OBJECTIVE: Work through the following lines and count those that hold the word "this". Reply with that number only.

BEGIN TASK MATERIAL

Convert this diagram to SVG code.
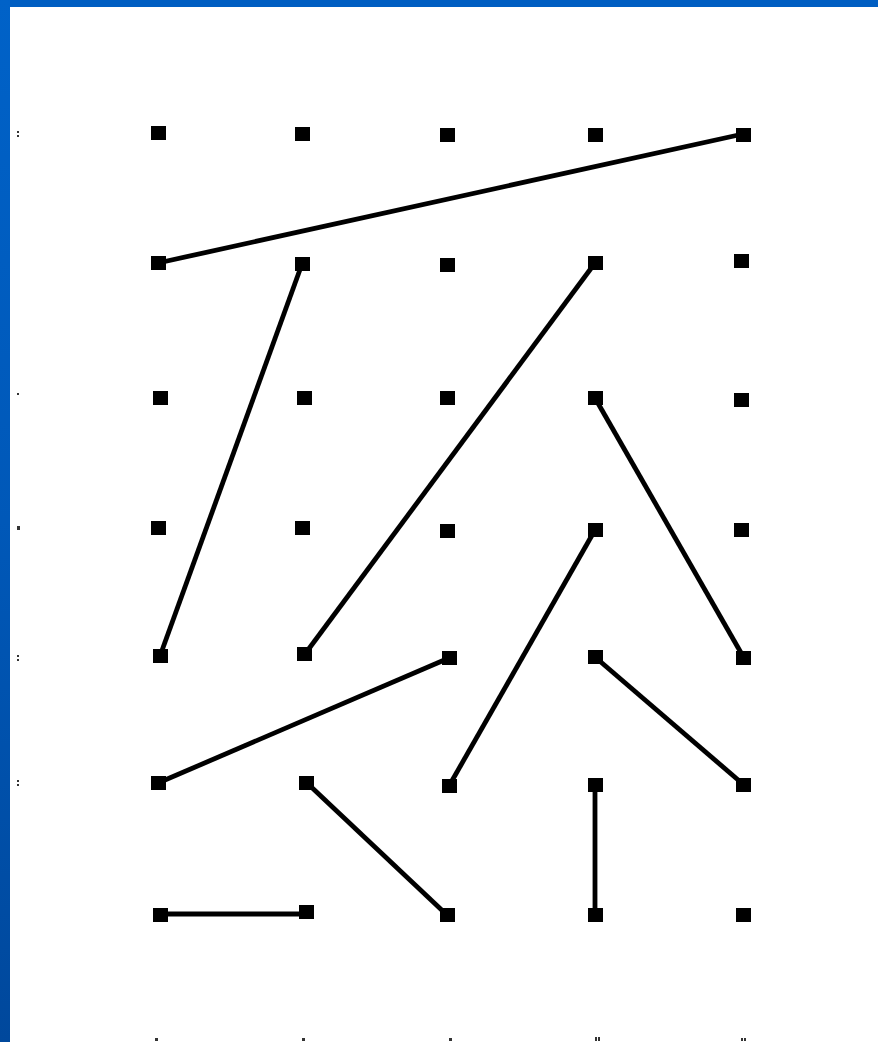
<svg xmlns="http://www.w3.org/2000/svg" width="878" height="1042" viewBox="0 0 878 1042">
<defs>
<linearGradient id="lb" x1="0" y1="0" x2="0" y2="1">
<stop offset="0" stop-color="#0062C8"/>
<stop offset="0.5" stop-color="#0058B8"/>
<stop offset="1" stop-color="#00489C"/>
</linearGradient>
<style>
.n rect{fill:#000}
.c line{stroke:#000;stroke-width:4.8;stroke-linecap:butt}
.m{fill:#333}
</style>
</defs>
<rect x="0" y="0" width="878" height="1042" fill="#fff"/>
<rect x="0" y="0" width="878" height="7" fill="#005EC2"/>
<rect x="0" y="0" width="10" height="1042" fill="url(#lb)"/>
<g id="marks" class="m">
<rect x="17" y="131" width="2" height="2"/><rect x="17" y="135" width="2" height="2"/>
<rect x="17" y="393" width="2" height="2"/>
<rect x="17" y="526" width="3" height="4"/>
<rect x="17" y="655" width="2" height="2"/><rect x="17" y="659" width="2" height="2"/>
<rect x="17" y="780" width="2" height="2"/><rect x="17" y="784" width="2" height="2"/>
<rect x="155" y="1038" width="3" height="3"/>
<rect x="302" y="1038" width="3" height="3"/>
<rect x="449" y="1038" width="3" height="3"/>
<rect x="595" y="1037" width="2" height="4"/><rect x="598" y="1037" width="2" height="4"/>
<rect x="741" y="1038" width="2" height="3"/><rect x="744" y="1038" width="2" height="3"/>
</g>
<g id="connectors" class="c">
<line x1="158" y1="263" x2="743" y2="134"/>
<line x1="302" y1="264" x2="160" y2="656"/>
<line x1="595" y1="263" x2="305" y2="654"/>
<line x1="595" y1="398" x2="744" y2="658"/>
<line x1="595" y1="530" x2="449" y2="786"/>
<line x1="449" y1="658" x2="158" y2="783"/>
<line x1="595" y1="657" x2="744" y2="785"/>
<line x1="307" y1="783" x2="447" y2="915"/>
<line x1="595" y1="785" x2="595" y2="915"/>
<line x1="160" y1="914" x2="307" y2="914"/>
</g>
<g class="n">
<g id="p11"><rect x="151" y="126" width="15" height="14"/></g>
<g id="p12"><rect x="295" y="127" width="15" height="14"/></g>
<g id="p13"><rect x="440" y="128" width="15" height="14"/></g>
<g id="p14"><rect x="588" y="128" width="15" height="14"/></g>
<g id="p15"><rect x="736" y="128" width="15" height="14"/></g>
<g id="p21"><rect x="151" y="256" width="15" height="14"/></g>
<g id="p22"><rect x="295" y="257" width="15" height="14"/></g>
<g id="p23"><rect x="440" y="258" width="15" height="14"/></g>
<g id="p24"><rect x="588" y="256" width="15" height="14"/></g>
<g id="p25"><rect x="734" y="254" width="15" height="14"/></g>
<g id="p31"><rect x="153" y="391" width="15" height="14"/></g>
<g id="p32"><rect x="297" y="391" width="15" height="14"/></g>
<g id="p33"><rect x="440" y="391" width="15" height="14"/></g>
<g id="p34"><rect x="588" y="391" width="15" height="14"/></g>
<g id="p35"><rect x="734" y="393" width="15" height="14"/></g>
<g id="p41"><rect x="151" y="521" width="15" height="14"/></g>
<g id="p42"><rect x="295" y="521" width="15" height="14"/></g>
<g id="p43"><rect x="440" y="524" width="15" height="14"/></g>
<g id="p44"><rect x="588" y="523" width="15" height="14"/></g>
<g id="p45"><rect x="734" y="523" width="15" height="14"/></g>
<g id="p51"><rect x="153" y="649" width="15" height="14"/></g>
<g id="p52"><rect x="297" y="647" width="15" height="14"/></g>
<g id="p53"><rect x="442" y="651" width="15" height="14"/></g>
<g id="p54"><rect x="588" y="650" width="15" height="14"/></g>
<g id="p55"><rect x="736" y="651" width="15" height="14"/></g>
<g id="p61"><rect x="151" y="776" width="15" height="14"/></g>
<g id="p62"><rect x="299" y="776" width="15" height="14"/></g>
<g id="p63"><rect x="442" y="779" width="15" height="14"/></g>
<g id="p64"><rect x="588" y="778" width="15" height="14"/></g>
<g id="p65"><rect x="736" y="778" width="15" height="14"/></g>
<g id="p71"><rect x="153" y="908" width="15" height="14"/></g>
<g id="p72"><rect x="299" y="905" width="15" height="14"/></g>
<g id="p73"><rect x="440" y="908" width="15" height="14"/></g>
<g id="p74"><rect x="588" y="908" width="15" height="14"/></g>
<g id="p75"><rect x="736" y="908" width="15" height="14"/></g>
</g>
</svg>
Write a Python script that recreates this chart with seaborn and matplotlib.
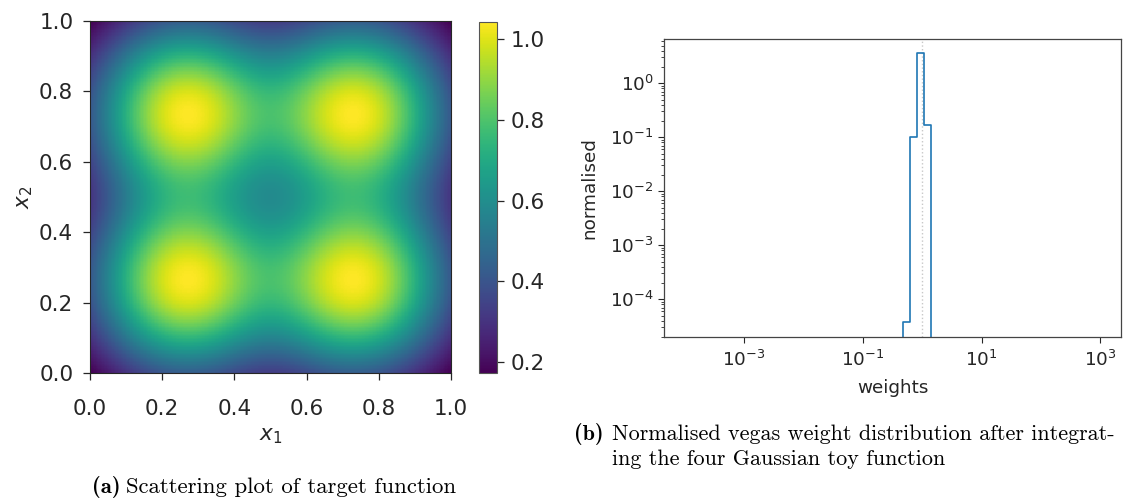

END TASK MATERIAL

IN RESPONSE: 2